I’m teaching a one-day workshop for Clarion West on Sunday 8 October, 10am-4pm: What Readers Like—And Why. It will be held in an accessible space (I will most probably be in a wheelchair) in the U District of Seattle, and costs $150. Fourteen participants will be selected on a first-come, first-served basis. Registration is open.

I’ll be asking students to do a bit of pre-work, no more than 20 minutes of reading or viewing. This way we can begin with a shared foundation and spend more time actually practising some tools and techniques.

I’ve spent a lot of time in the last few years, particularly the last 12 months (more on that in a future blog post), thinking about how readers respond to narrative. In this workshop I want to share what I’ve learnt about why some moments, characters, or settings live in a reader’s heart and mind for years while others might prompt them to throw the book at the wall. What brings a reader in and what shoves them out? What makes a reader relax and trust you and what will provoke a visceral, negative response? And can you ever harness that visceral response?

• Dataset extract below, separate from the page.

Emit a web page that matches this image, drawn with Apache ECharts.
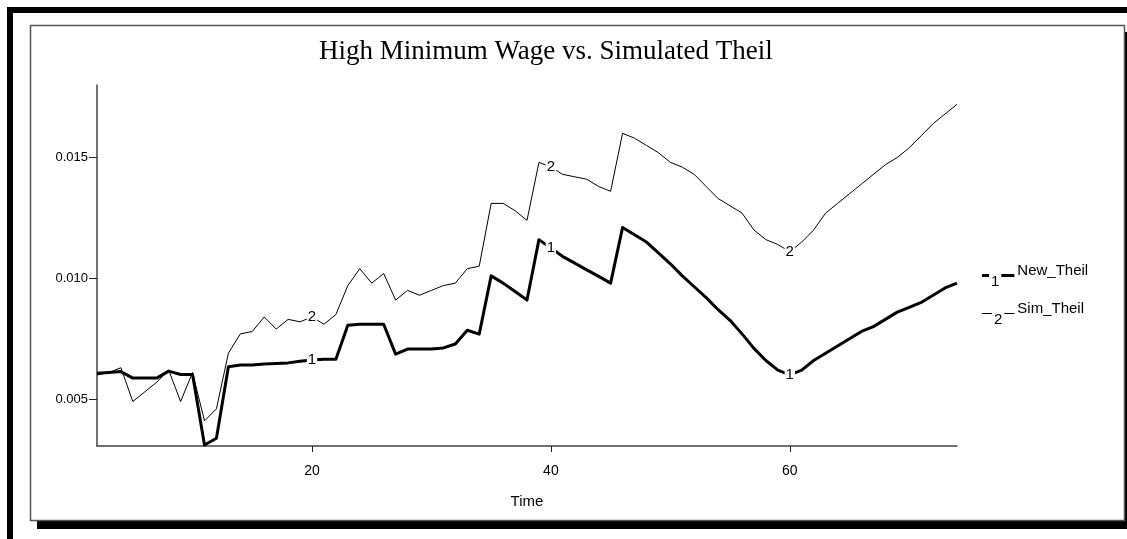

I see this as being equally useful to writers of fiction and creative non-fiction; I’d welcome both. What kind of things will we be talking about? Word choice, of course, but also the shape of sentences and paragraphs, what is and is not effective in terms of imagery, how story works, and more.

My plan is to create a template that participants can use as a guide to analyse their own and each others’ work, to help them answer questions about how, as readers, they responded at various points in the text. My hope is that writers can then take that template home and use it to strengthen their own writing. Also—because this is always one of my goals—that in addition to learning nifty stuff you will have a blast.

Details:

  • One-day workshop for Clarion West, on Sunday, 8 October, 10am-4pm
  • in an accessible space in the University District, Seattle
  • for 14 participants, selected on first-come first-served basis
  • and costs $150 for six hours of face-to-face discussion, exercise, and workshop.

Registration is open. See you there!